All our themes emerge in the process of curation. Sometimes we set themes up front and look for things that fit that, but other times what we do is put a few tent posts down, basically, and once you have a few pillars to the programming then you build around that. It’s a very flexible thing. Other times themes go from year to year. I don’t usually like to talk about the themes, because I prefer the public to interpret it in their own way or discover it rather then say “this is what we’re doing now.”

I spotted that you’re programmed to play a morning meditation set at the Mona Foma fest [in January 2020]. What kind of performance would that potentially be?

A morning mediation is a series that we’ve done pretty consistently over the years. It’s probably defined to mean either the music that the musicians consider to be meditation music or music of people to meditate to. But it’s just a way of getting people to listen to acoustic music earlier in the day before all the more high energy performances and louder ones occur. I’ll be doing Japanese traditional music because I play shakuhachi, a Japanese bamboo flute. II’m actually keen to play actual meditation music which originated in the zen temples in Japan so that’s what I’m doing, but the other musicians in that series may have different ideas about what meditation music is, so it’s pretty wide open. It’s also got a little bit of curation to it in the sense that the performer or the audience should be meditating or both of them.
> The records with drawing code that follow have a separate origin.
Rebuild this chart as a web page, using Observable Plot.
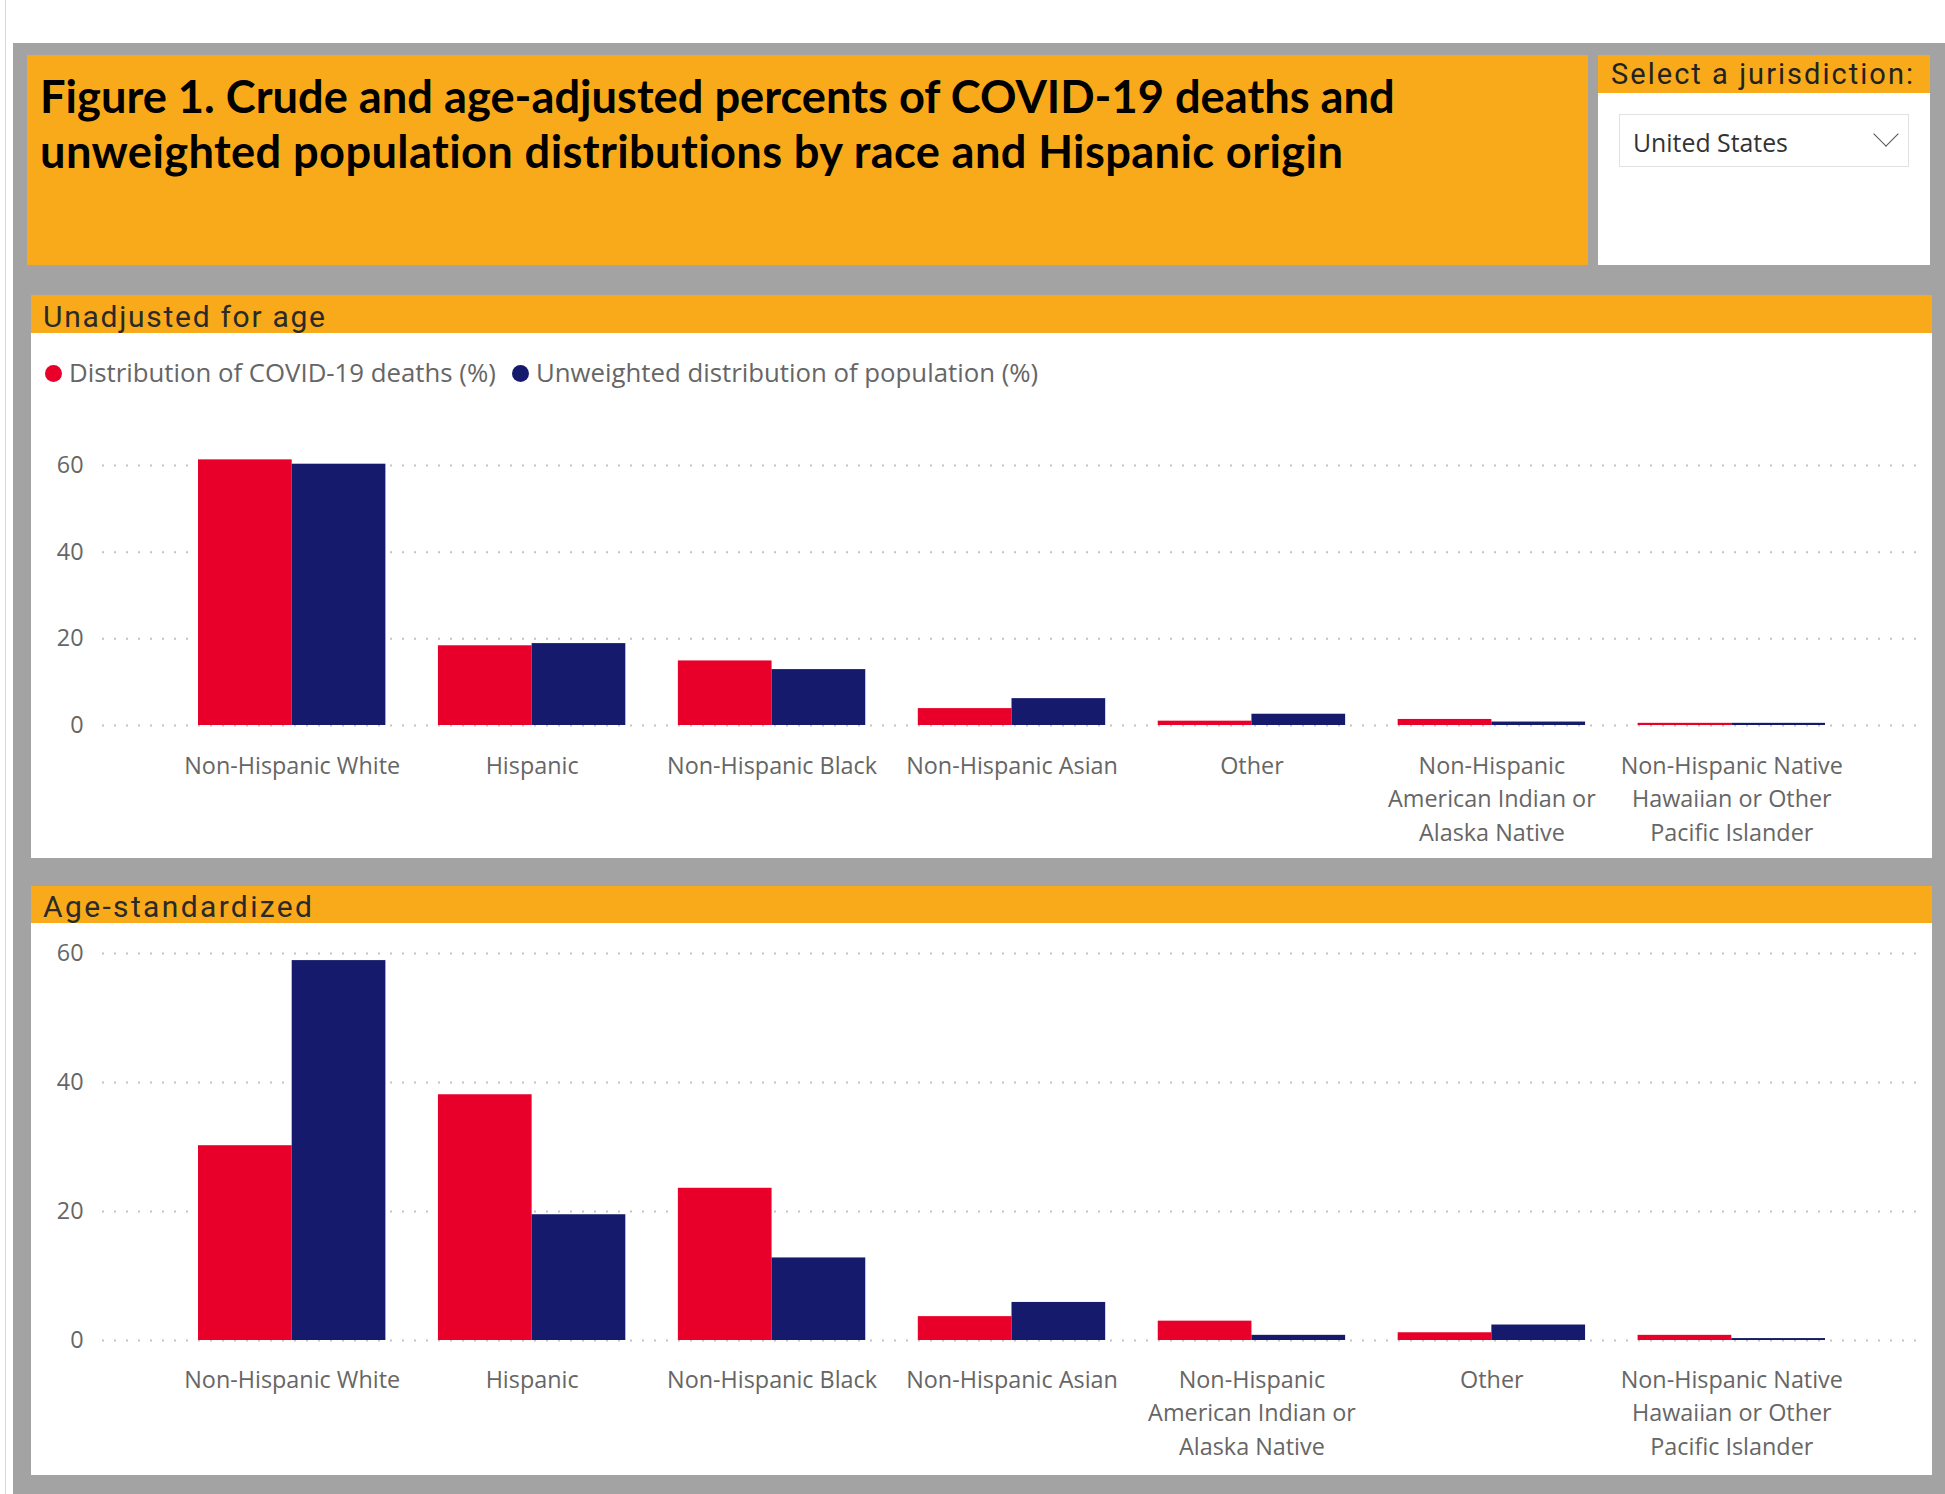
<!DOCTYPE html>
<html>
<head>
<meta charset="utf-8">
<script src="https://cdn.jsdelivr.net/npm/d3@7"></script>
<script src="https://cdn.jsdelivr.net/npm/@observablehq/plot@0.6"></script>
<style>
html, body { margin:0; padding:0; background:#fff; width:1945px; height:1494px; overflow:hidden; }
.abs { position:absolute; }
.txt { position:absolute; white-space:nowrap; margin:0; }
.dot { position:absolute; width:17px; height:17px; border-radius:50%; }
</style>
</head>
<body>
<div class="abs" style="left:5px;top:0;width:1px;height:1494px;background:#d6d6d6"></div>
<div class="abs" style="left:13px;top:43px;width:1932px;height:1451px;background:#a3a3a3"></div>
<div class="abs" style="left:27px;top:55px;width:1561px;height:210px;background:#f9aa1a"></div>
<div class="abs" style="left:1598px;top:55px;width:332px;height:210px;background:#fff"></div>
<div class="abs" style="left:1598px;top:55px;width:332px;height:38px;background:#f9aa1a"></div>
<div class="abs" style="left:1619px;top:114px;width:288px;height:51px;border:1px solid #e2e2e2;background:#fff"></div>
<div class="abs" style="left:1877px;top:125px;width:17px;height:17px;border-right:1.5px solid #555;border-bottom:1.5px solid #555;transform:rotate(45deg)"></div>

<div class="abs" style="left:31px;top:295px;width:1901px;height:38px;background:#f9aa1a"></div>
<div class="abs" style="left:31px;top:333px;width:1901px;height:525px;background:#fff"></div>
<div class="abs" style="left:31px;top:886px;width:1901px;height:37px;background:#f9aa1a"></div>
<div class="abs" style="left:31px;top:923px;width:1901px;height:552px;background:#fff"></div>

<div id="chart1" class="abs" style="left:31px;top:333px"></div>
<div id="chart2" class="abs" style="left:31px;top:923px"></div>

<script>
// ---------- Data ----------
const categoriesUnadjusted = [
  "Non-Hispanic White", "Hispanic", "Non-Hispanic Black", "Non-Hispanic Asian", "Other",
  "Non-Hispanic American Indian or Alaska Native",
  "Non-Hispanic Native Hawaiian or Other Pacific Islander"
];
const deathsUnadjusted     = [61.3, 18.4, 14.9, 3.9, 1.0, 1.4, 0.5];
const populationUnadjusted = [60.3, 18.9, 12.9, 6.2, 2.6, 0.8, 0.5];

const categoriesAgeStandardized = [
  "Non-Hispanic White", "Hispanic", "Non-Hispanic Black", "Non-Hispanic Asian",
  "Non-Hispanic American Indian or Alaska Native", "Other",
  "Non-Hispanic Native Hawaiian or Other Pacific Islander"
];
const deathsAgeStandardized     = [30.2, 38.1, 23.6, 3.7, 3.0, 1.2, 0.8];
const populationAgeStandardized = [58.9, 19.5, 12.8, 5.9, 0.8, 2.4, 0.3];

const yTicks = [0, 20, 40, 60];
const tickLabelCategories = [
  "Non-Hispanic White", "Hispanic", "Non-Hispanic Black", "Non-Hispanic Asian", "Other",
  "Non-Hispanic American Indian or Alaska Native",
  "Non-Hispanic Native Hawaiian or Other Pacific Islander"
];
const tickLabelTexts = [
  "Non-Hispanic White", "Hispanic", "Non-Hispanic Black", "Non-Hispanic Asian", "Other",
  "Non-Hispanic\nAmerican Indian or\nAlaska Native",
  "Non-Hispanic Native\nHawaiian or Other\nPacific Islander"
];
const seriesNames = ["Distribution of COVID-19 deaths (%)", "Unweighted distribution of population (%)"];

const titleLines = [
  "Figure 1. Crude and age-adjusted percents of COVID-19 deaths and",
  "unweighted population distributions by race and Hispanic origin"
];
const panelTitles = ["Unadjusted for age", "Age-standardized"];
const selectorTitle = "Select a jurisdiction:";
const selectorValue = "United States";

// ---------- Styles ----------
const RED = "#E8002A", NAVY = "#161A6C";
const BODY = '"Open Sans", sans-serif';
const HEAD = 'Roboto, sans-serif';
const TITLE = 'Lato, sans-serif';

// ---------- Text helpers ----------
const ctx = document.createElement("canvas").getContext("2d");
function measure(text, weight, size, family) {
  ctx.font = `${weight} ${size}px ${family}`;
  return ctx.measureText(text);
}
function fitSize(text, weight, family, width) {
  return 100 * width / measure(text, weight, 100, family).width;
}
function addText({text, family, weight = 400, x, baseline, width, size, color = "#000"}) {
  const m = measure(text, weight, 100, family);
  let fs = size, ls = 0;
  if (size == null) fs = 100 * width / m.width;
  else if (width != null) ls = (width - m.width * size / 100) / (text.length - 1);
  const asc = m.fontBoundingBoxAscent * fs / 100, desc = m.fontBoundingBoxDescent * fs / 100;
  const el = document.createElement("div");
  el.className = "txt";
  el.textContent = text;
  el.style.left = x + "px";
  el.style.top = (baseline - asc) + "px";
  el.style.font = `${weight} ${fs}px ${family}`;
  el.style.lineHeight = (asc + desc) + "px";
  el.style.letterSpacing = ls + "px";
  el.style.color = color;
  document.body.appendChild(el);
  return fs;
}

// Title
const titleSize = fitSize(titleLines[0], 700, TITLE, 1356);
addText({text: titleLines[0], family: TITLE, weight: 700, x: 40, baseline: 113.5, size: titleSize});
addText({text: titleLines[1], family: TITLE, weight: 700, x: 40, baseline: 168.5, size: titleSize, width: 1306});

// Selector
addText({text: selectorTitle, family: HEAD, x: 1611, baseline: 85, size: 29, width: 302, color: "#222"});
addText({text: selectorValue, family: BODY, x: 1633, baseline: 153, width: 155, color: "#333"});

// Panel headers
addText({text: panelTitles[0], family: HEAD, x: 43, baseline: 327, size: 30, width: 282, color: "#2a2a2a"});
addText({text: panelTitles[1], family: HEAD, x: 43, baseline: 917, size: 30, width: 269, color: "#2a2a2a"});

// Legend
const legendSize = fitSize(seriesNames[0], 400, BODY, 427);
[[RED, 45, 69], [NAVY, 512, 536]].forEach(([c, dx, tx], i) => {
  const d = document.createElement("div");
  d.className = "dot";
  d.style.left = dx + "px"; d.style.top = "365px"; d.style.background = c;
  document.body.appendChild(d);
  addText({text: seriesNames[i], family: BODY, x: tx, baseline: 383, size: legendSize, color: "#666"});
});

// ---------- Charts ----------
const axisSize = fitSize("Non-Hispanic White", 400, BODY, 216);
const wrapped = new Map(tickLabelCategories.map((c, i) => [c, tickLabelTexts[i]]));

function drawChart(cats, deaths, pop, o) {
  const rows = cats.map((c, i) => ({category: c, deaths: deaths[i], population: pop[i]}));
  const xRange = [167, 1794], pad = 0.219;
  const half = d3.scaleBand().domain(cats).range(xRange).paddingInner(pad).paddingOuter(0).bandwidth() / 2;
  return Plot.plot({
    width: 1901, height: o.height,
    marginLeft: 71, marginRight: 7, marginTop: 0, marginBottom: o.height - o.y0,
    style: {background: "transparent", fontFamily: BODY, fontSize: axisSize + "px", color: "#666", overflow: "visible"},
    x: {type: "band", domain: cats, range: xRange, paddingInner: pad, paddingOuter: 0, round: false, label: null},
    y: {domain: [0, 60], range: [o.y0, o.y60], label: null},
    marks: [
      Plot.ruleY(yTicks, {stroke: "#c4c4c4", strokeWidth: 2, strokeDasharray: "2,10"}),
      Plot.barY(rows, {x: "category", y: "deaths", fill: RED, insetRight: half}),
      Plot.barY(rows, {x: "category", y: "population", fill: NAVY, insetLeft: half}),
      Plot.axisY({ticks: yTicks, tickSize: 0, tickPadding: 19, label: null}),
      Plot.axisX({tickSize: 0, tickPadding: o.tp, tickFormat: d => wrapped.get(d), lineHeight: 1.45, label: null})
    ]
  });
}

document.getElementById("chart1").appendChild(
  drawChart(categoriesUnadjusted, deathsUnadjusted, populationUnadjusted, {height: 525, y0: 392, y60: 132, tp: 24})
);
document.getElementById("chart2").appendChild(
  drawChart(categoriesAgeStandardized, deathsAgeStandardized, populationAgeStandardized, {height: 552, y0: 417, y60: 30, tp: 23})
);
</script>
</body>
</html>
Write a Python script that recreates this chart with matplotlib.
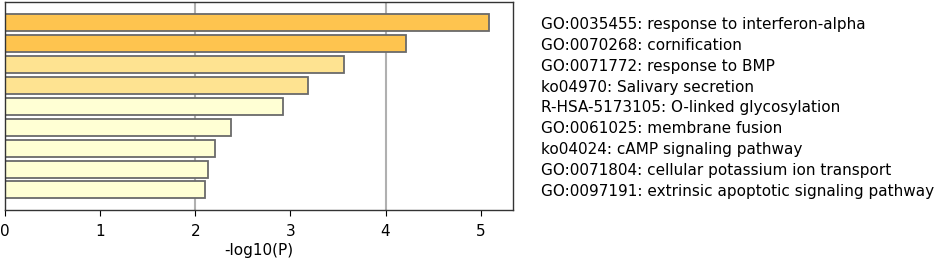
import matplotlib
matplotlib.use("Agg")
import matplotlib.pyplot as plt

plt.rcParams["font.family"] = ["DejaVu Sans"]

terms = [
    "GO:0035455: response to interferon-alpha",
    "GO:0070268: cornification",
    "GO:0071772: response to BMP",
    "ko04970: Salivary secretion",
    "R-HSA-5173105: O-linked glycosylation",
    "GO:0061025: membrane fusion",
    "ko04024: cAMP signaling pathway",
    "GO:0071804: cellular potassium ion transport",
    "GO:0097191: extrinsic apoptotic signaling pathway",
]
values = [5.09, 4.21, 3.56, 3.18, 2.92, 2.38, 2.21, 2.13, 2.10]
colors = ["#FEC44F", "#FEC44F", "#FEE391", "#FEE391",
          "#FFFFD4", "#FFFFD4", "#FFFFD4", "#FFFFD4", "#FFFFD4"]
xticks = [0, 1, 2, 3, 4, 5]
gridlines = [2, 4]

fig = plt.figure(figsize=(9.41, 2.6), dpi=100)
ax = fig.add_axes([5/941, 50/260, 508/941, 208/260])

ypos = list(range(len(terms)))
for g in gridlines:
    ax.axvline(g, color="#b0b0b0", lw=1.5, zorder=0)
ax.barh(ypos, values, height=0.81, color=colors, edgecolor="#6a6a6a",
        linewidth=1.3, zorder=2)

ax.set_xlim(0, 5.34)
ax.set_ylim(8.96, -1.0)
ax.set_xticks(xticks)
ax.set_xticklabels([str(t) for t in xticks], fontsize=11)
ax.set_xlabel("-log10(P)", fontsize=11, labelpad=3)
ax.yaxis.tick_right()
ax.set_yticks(ypos)
ax.set_yticklabels(terms, fontsize=11)
ax.tick_params(axis="y", length=0, pad=20)
ax.tick_params(axis="x", length=4, width=0.8, pad=6)
for s in ax.spines.values():
    s.set_linewidth(1.0)
    s.set_color("#333333")

fig.savefig("out.png", dpi=100)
How long have you been playing flute for?

I’ve been playing for over twenty years and they have a kind of a licensing system, like a karate black belt kind of thing. I’m licensed to teach and perform.

I first saw the Violent Femmes play when I was a teenager back in Auckland in 1995. What was it like getting back into touring with the Femmes in 2013? Did you see a fresh wave of younger audience members at your shows?

We’ve always had the ability to attract new young people to the sound. Right now, I’d say that we probably have the widest demographic that we’ve ever had. It used to be that probably eighty or eighty five percent of the people were between twenty and thirty. Now we’ve got people all the way from ten years of age all the way up to seventy or something like that, pretty much evenly dispersed amongst twenties, thirties, forties and fifties people. We see more diversity now then have in the past. Our audience is ageing but it’s not completely. It’s not like when you go to the Stones’ concert and everybody over fifty. It’s a wide range of people who come to our shows.

I’ll bet. The audience reaction we had to the announcement that you’re playing here was pretty amazing and you could definitely see that a wide age group were into it. Is there anything that you’re particularly enjoying listening to at the moment? Old or new?

There’s a band from England that I love called Sons of Khemet. Very very energetic and fun and upbeat. I like them quite a bit.